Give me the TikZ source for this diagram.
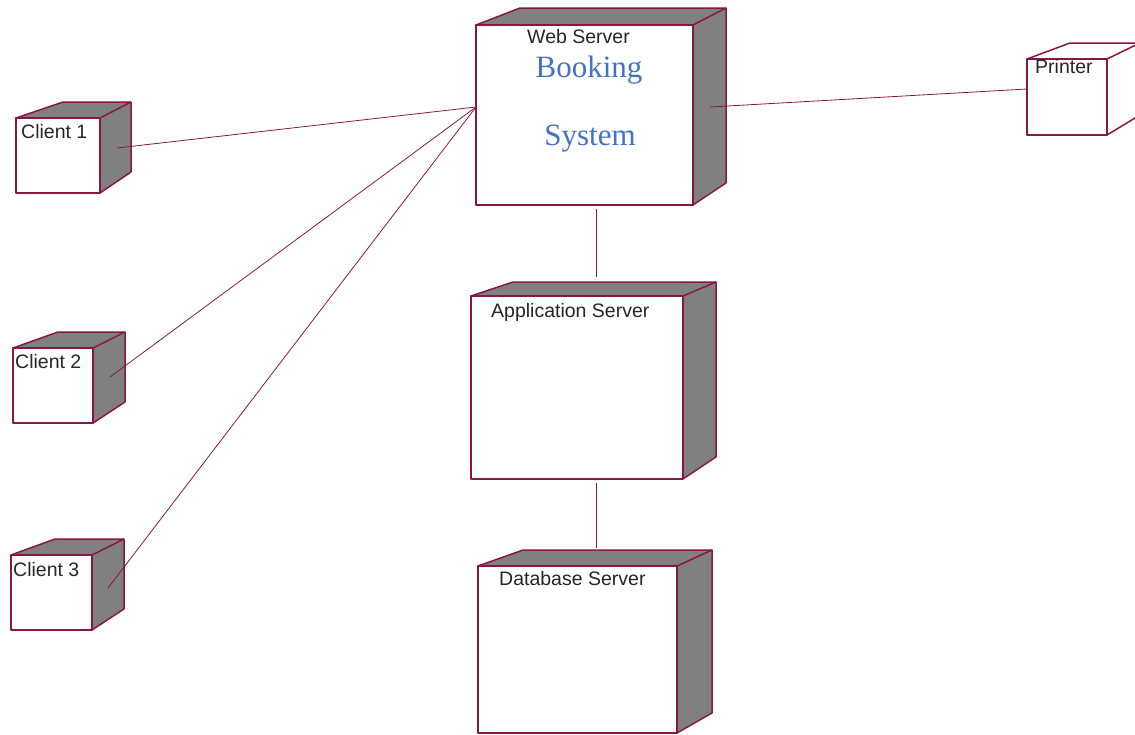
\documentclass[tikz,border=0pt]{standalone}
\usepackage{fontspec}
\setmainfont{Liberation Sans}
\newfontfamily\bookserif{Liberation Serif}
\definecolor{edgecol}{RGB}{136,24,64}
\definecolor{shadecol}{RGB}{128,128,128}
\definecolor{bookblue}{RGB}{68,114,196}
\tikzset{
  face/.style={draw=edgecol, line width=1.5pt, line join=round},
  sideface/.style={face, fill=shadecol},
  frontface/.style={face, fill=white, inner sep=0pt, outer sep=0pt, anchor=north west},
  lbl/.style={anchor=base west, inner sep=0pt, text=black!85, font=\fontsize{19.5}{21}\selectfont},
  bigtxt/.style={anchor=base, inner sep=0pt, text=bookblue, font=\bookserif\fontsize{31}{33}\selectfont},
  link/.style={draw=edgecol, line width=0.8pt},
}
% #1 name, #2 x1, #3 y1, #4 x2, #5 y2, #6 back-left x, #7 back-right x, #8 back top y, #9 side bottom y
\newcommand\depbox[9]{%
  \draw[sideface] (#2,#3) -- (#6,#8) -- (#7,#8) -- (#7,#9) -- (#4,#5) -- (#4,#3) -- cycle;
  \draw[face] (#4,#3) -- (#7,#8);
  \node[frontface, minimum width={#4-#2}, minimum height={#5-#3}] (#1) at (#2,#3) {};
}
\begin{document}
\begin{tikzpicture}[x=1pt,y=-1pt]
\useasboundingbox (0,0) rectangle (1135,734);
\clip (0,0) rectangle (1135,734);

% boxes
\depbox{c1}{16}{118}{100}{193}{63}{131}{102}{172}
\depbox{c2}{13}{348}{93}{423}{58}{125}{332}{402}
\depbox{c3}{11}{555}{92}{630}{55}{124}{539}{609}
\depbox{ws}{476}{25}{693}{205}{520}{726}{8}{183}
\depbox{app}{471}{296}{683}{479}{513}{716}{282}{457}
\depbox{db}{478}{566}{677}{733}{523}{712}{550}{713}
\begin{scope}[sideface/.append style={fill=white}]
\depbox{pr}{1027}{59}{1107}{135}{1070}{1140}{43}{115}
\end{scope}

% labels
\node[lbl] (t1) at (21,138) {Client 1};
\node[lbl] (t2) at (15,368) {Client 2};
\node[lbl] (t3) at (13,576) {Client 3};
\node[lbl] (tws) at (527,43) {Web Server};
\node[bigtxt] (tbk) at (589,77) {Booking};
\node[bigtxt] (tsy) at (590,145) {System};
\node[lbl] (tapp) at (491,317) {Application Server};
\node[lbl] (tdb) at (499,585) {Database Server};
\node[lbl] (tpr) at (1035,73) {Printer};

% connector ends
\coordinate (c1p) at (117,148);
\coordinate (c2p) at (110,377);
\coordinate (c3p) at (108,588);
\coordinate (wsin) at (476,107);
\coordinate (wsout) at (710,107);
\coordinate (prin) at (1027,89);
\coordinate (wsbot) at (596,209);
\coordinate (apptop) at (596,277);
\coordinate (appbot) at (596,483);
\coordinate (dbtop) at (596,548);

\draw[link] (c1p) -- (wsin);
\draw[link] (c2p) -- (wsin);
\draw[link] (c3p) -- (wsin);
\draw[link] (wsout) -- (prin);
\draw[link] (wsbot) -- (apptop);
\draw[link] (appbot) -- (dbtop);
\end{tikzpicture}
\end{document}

===============

**Written task:**
Repeat the material above in full and unchanged, minus its images.

**Finished task:**
Give me the TikZ source for this diagram.
\documentclass[tikz,border=0pt]{standalone}
\usepackage{fontspec}
\setmainfont{Liberation Sans}
\newfontfamily\bookserif{Liberation Serif}
\definecolor{edgecol}{RGB}{136,24,64}
\definecolor{shadecol}{RGB}{128,128,128}
\definecolor{bookblue}{RGB}{68,114,196}
\tikzset{
  face/.style={draw=edgecol, line width=1.5pt, line join=round},
  sideface/.style={face, fill=shadecol},
  frontface/.style={face, fill=white, inner sep=0pt, outer sep=0pt, anchor=north west},
  lbl/.style={anchor=base west, inner sep=0pt, text=black!85, font=\fontsize{19.5}{21}\selectfont},
  bigtxt/.style={anchor=base, inner sep=0pt, text=bookblue, font=\bookserif\fontsize{31}{33}\selectfont},
  link/.style={draw=edgecol, line width=0.8pt},
}
% #1 name, #2 x1, #3 y1, #4 x2, #5 y2, #6 back-left x, #7 back-right x, #8 back top y, #9 side bottom y
\newcommand\depbox[9]{%
  \draw[sideface] (#2,#3) -- (#6,#8) -- (#7,#8) -- (#7,#9) -- (#4,#5) -- (#4,#3) -- cycle;
  \draw[face] (#4,#3) -- (#7,#8);
  \node[frontface, minimum width={#4-#2}, minimum height={#5-#3}] (#1) at (#2,#3) {};
}
\begin{document}
\begin{tikzpicture}[x=1pt,y=-1pt]
\useasboundingbox (0,0) rectangle (1135,734);
\clip (0,0) rectangle (1135,734);

% boxes
\depbox{c1}{16}{118}{100}{193}{63}{131}{102}{172}
\depbox{c2}{13}{348}{93}{423}{58}{125}{332}{402}
\depbox{c3}{11}{555}{92}{630}{55}{124}{539}{609}
\depbox{ws}{476}{25}{693}{205}{520}{726}{8}{183}
\depbox{app}{471}{296}{683}{479}{513}{716}{282}{457}
\depbox{db}{478}{566}{677}{733}{523}{712}{550}{713}
\begin{scope}[sideface/.append style={fill=white}]
\depbox{pr}{1027}{59}{1107}{135}{1070}{1140}{43}{115}
\end{scope}

% labels
\node[lbl] (t1) at (21,138) {Client 1};
\node[lbl] (t2) at (15,368) {Client 2};
\node[lbl] (t3) at (13,576) {Client 3};
\node[lbl] (tws) at (527,43) {Web Server};
\node[bigtxt] (tbk) at (589,77) {Booking};
\node[bigtxt] (tsy) at (590,145) {System};
\node[lbl] (tapp) at (491,317) {Application Server};
\node[lbl] (tdb) at (499,585) {Database Server};
\node[lbl] (tpr) at (1035,73) {Printer};

% connector ends
\coordinate (c1p) at (117,148);
\coordinate (c2p) at (110,377);
\coordinate (c3p) at (108,588);
\coordinate (wsin) at (476,107);
\coordinate (wsout) at (710,107);
\coordinate (prin) at (1027,89);
\coordinate (wsbot) at (596,209);
\coordinate (apptop) at (596,277);
\coordinate (appbot) at (596,483);
\coordinate (dbtop) at (596,548);

\draw[link] (c1p) -- (wsin);
\draw[link] (c2p) -- (wsin);
\draw[link] (c3p) -- (wsin);
\draw[link] (wsout) -- (prin);
\draw[link] (wsbot) -- (apptop);
\draw[link] (appbot) -- (dbtop);
\end{tikzpicture}
\end{document}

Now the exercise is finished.